%%

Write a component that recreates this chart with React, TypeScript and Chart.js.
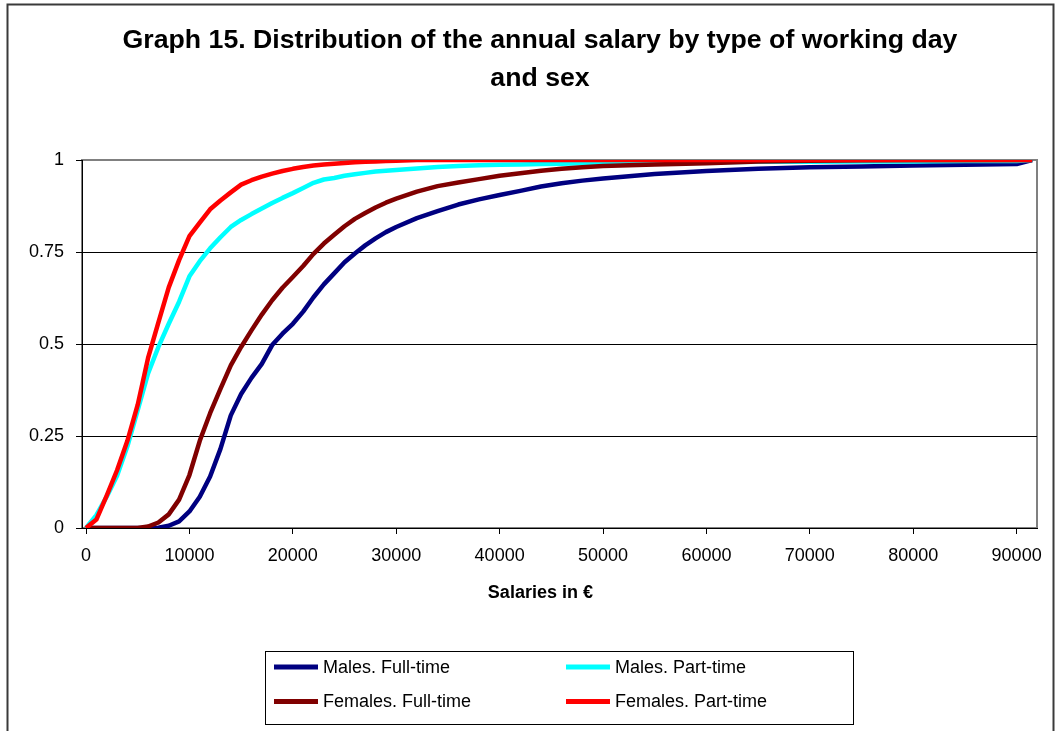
import React, { useEffect, useRef } from "react";
import { Chart, registerables } from "chart.js";

Chart.register(...registerables);

const titleLines = [
  "Graph 15. Distribution of the annual salary by type of working day",
  "and sex",
];
const xAxisTitle = "Salaries in €";
const seriesLabels = [
  "Males. Full-time",
  "Males. Part-time",
  "Females. Full-time",
  "Females. Part-time",
];
const seriesColors = ["#000080", "#00FFFF", "#800000", "#FF0000"];

const xTickValues = [0, 10000, 20000, 30000, 40000, 50000, 60000, 70000, 80000, 90000];
const yTickValues = [0, 0.25, 0.5, 0.75, 1];

const salaries = [
  0, 1000, 2000, 3000, 4000, 5000, 6000, 7000, 8000, 9000,
  10000, 11000, 12000, 13000, 14000, 15000, 16000, 17000, 18000, 19000,
  20000, 21000, 22000, 23000, 24000, 25000, 26000, 27000, 28000, 29000,
  30000, 32000, 34000, 36000, 38000, 40000, 42000, 44000, 46000, 48000,
  50000, 55000, 60000, 65000, 70000, 75000, 80000, 85000, 90000, 91500,
];

const malesFullTime = [
  0, 0, 0, 0, 0, 0, 0, 0.001, 0.006, 0.018,
  0.045, 0.085, 0.14, 0.215, 0.306, 0.364, 0.408, 0.446, 0.497, 0.528,
  0.555, 0.588, 0.627, 0.662, 0.692, 0.722, 0.746, 0.768, 0.787, 0.804,
  0.818, 0.842, 0.861, 0.879, 0.893, 0.905, 0.916, 0.928, 0.937, 0.944,
  0.95, 0.962, 0.97, 0.976, 0.98, 0.982, 0.985, 0.987, 0.989, 1,
];

const malesPartTime = [
  0, 0.035, 0.085, 0.142, 0.222, 0.32, 0.42, 0.492, 0.555, 0.615,
  0.684, 0.725, 0.76, 0.79, 0.818, 0.837, 0.853, 0.868, 0.883, 0.897,
  0.91, 0.924, 0.938, 0.947, 0.951, 0.957, 0.961, 0.965, 0.969, 0.971,
  0.973, 0.977, 0.981, 0.984, 0.986, 0.987, 0.988, 0.989, 0.99, 0.991,
  0.992, 0.993, 0.994, 0.995, 0.995, 0.996, 0.996, 0.997, 0.997, 1,
];

const femalesFullTime = [
  0, 0, 0, 0, 0, 0, 0.004, 0.015, 0.037, 0.077,
  0.144, 0.237, 0.312, 0.378, 0.442, 0.492, 0.537, 0.58, 0.619, 0.653,
  0.682, 0.712, 0.745, 0.773, 0.797, 0.82, 0.84, 0.856, 0.871, 0.884,
  0.895, 0.914, 0.929, 0.939, 0.948, 0.957, 0.964, 0.971, 0.976, 0.98,
  0.984, 0.988, 0.991, 0.996, 0.998, 0.999, 1, 1, 1, 1,
];

const femalesPartTime = [
  0, 0.023, 0.088, 0.157, 0.237, 0.335, 0.462, 0.559, 0.654, 0.728,
  0.793, 0.83, 0.866, 0.89, 0.912, 0.933, 0.945, 0.955, 0.963, 0.97,
  0.976, 0.981, 0.985, 0.988, 0.99, 0.992, 0.994, 0.995, 0.996, 0.997,
  0.998, 1, 1, 1, 1, 1, 1, 1, 1, 1,
  1, 1, 1, 1, 1, 1, 1, 1, 1, 1,
];

const seriesValues = [malesFullTime, malesPartTime, femalesFullTime, femalesPartTime];

const FONT = "'Liberation Sans', Arial, Helvetica, sans-serif";

const decorPlugin = {
  id: "decor",
  beforeDraw(chart: any) {
    const { ctx, chartArea: a } = chart;
    ctx.save();
    ctx.fillStyle = "#ffffff";
    ctx.fillRect(0, 0, chart.width, chart.height);
    ctx.strokeStyle = "#3a3a3a";
    ctx.lineWidth = 2;
    ctx.strokeRect(7.5, 4.5, 1046, 780);
    ctx.strokeStyle = "#808080";
    ctx.lineWidth = 2;
    ctx.strokeRect(a.left, a.top, a.right - a.left, a.bottom - a.top);
    ctx.restore();
  },
  afterDraw(chart: any) {
    const { ctx, chartArea: a } = chart;
    ctx.save();
    // chart title
    ctx.fillStyle = "#000";
    ctx.textAlign = "center";
    ctx.textBaseline = "middle";
    ctx.font = `bold 26.7px ${FONT}`;
    titleLines.forEach((line, i) => ctx.fillText(line, 540, 41 + i * 38));
    // x axis title
    ctx.font = `bold 18px ${FONT}`;
    ctx.fillText(xAxisTitle, a.left + (a.right - a.left) * 0.48, 593);
    // legend
    ctx.strokeStyle = "#000";
    ctx.lineWidth = 1;
    ctx.strokeRect(265.5, 651.5, 588, 73);
    const colX = [274, 566];
    const rowY = [667, 701.5];
    ctx.textAlign = "left";
    ctx.font = `18px ${FONT}`;
    chart.data.datasets.forEach((ds: any, i: number) => {
      const x = colX[i % 2];
      const y = rowY[Math.floor(i / 2)];
      ctx.strokeStyle = ds.borderColor;
      ctx.lineWidth = 5;
      ctx.beginPath();
      ctx.moveTo(x, y);
      ctx.lineTo(x + 44, y);
      ctx.stroke();
      ctx.fillStyle = "#000";
      ctx.fillText(ds.label, x + 49, y + 1);
    });
    ctx.restore();
  },
};

export default function App() {
  const canvasRef = useRef<HTMLCanvasElement | null>(null);

  useEffect(() => {
    if (!canvasRef.current) return;
    const datasets = seriesLabels.map((label, i) => ({
      label,
      data: salaries.map((x, j) => ({ x, y: seriesValues[i][j] })),
      borderColor: seriesColors[i],
      backgroundColor: seriesColors[i],
      borderWidth: 4.5,
      pointRadius: 0,
      tension: 0,
      fill: false,
      order: seriesLabels.length - i,
      borderJoinStyle: "round" as const,
    }));

    const chart = new Chart(canvasRef.current, {
      type: "line",
      data: { datasets },
      plugins: [decorPlugin],
      options: {
        animation: false,
        responsive: false,
        devicePixelRatio: 1,
        layout: { padding: { left: 20, right: 18, top: 160, bottom: 121 } },
        plugins: {
          legend: { display: false },
          tooltip: { enabled: false },
          title: { display: false },
        },
        scales: {
          x: {
            type: "linear",
            min: -390,
            max: 91970,
            afterBuildTicks(scale: any) {
              scale.ticks = xTickValues.map((v) => ({ value: v }));
            },
            afterFit(scale: any) {
              scale.height = 82;
            },
            ticks: {
              color: "#000",
              font: { family: FONT, size: 18 },
              padding: 11,
              maxRotation: 0,
              autoSkip: false,
              callback: (v: any) => String(v),
            },
            grid: {
              drawOnChartArea: false,
              drawTicks: true,
              tickLength: 6,
              tickColor: "#000",
              color: "#000",
            },
            border: { color: "#000", width: 1 },
          },
          y: {
            type: "linear",
            min: 0,
            max: 1,
            afterBuildTicks(scale: any) {
              scale.ticks = yTickValues.map((v) => ({ value: v }));
            },
            afterFit(scale: any) {
              scale.width = 62;
            },
            ticks: {
              color: "#000",
              font: { family: FONT, size: 18 },
              padding: 12,
              callback: (v: any) => String(v),
            },
            grid: {
              color: (c: any) => (c.tick && c.tick.value === 1 ? "#808080" : "#000"),
              drawTicks: true,
              tickLength: 6,
              tickColor: "#000",
              lineWidth: 1,
            },
            border: { color: "#000", width: 1 },
          },
        },
      },
    });
    return () => chart.destroy();
  }, []);

  return (
    <div style={{ position: "absolute", left: 0, top: 0, width: 1055, height: 731, background: "#fff" }}>
      <canvas ref={canvasRef} width={1055} height={731} style={{ display: "block" }} />
    </div>
  );
}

%%

**THE TASK:**
Take the material above from its first line through the line holding "Chart.register(...registerables);" and set it down exactly, without the pictures.

**FINAL RESULT:**
Write a component that recreates this chart with React, TypeScript and Chart.js.
import React, { useEffect, useRef } from "react";
import { Chart, registerables } from "chart.js";

Chart.register(...registerables);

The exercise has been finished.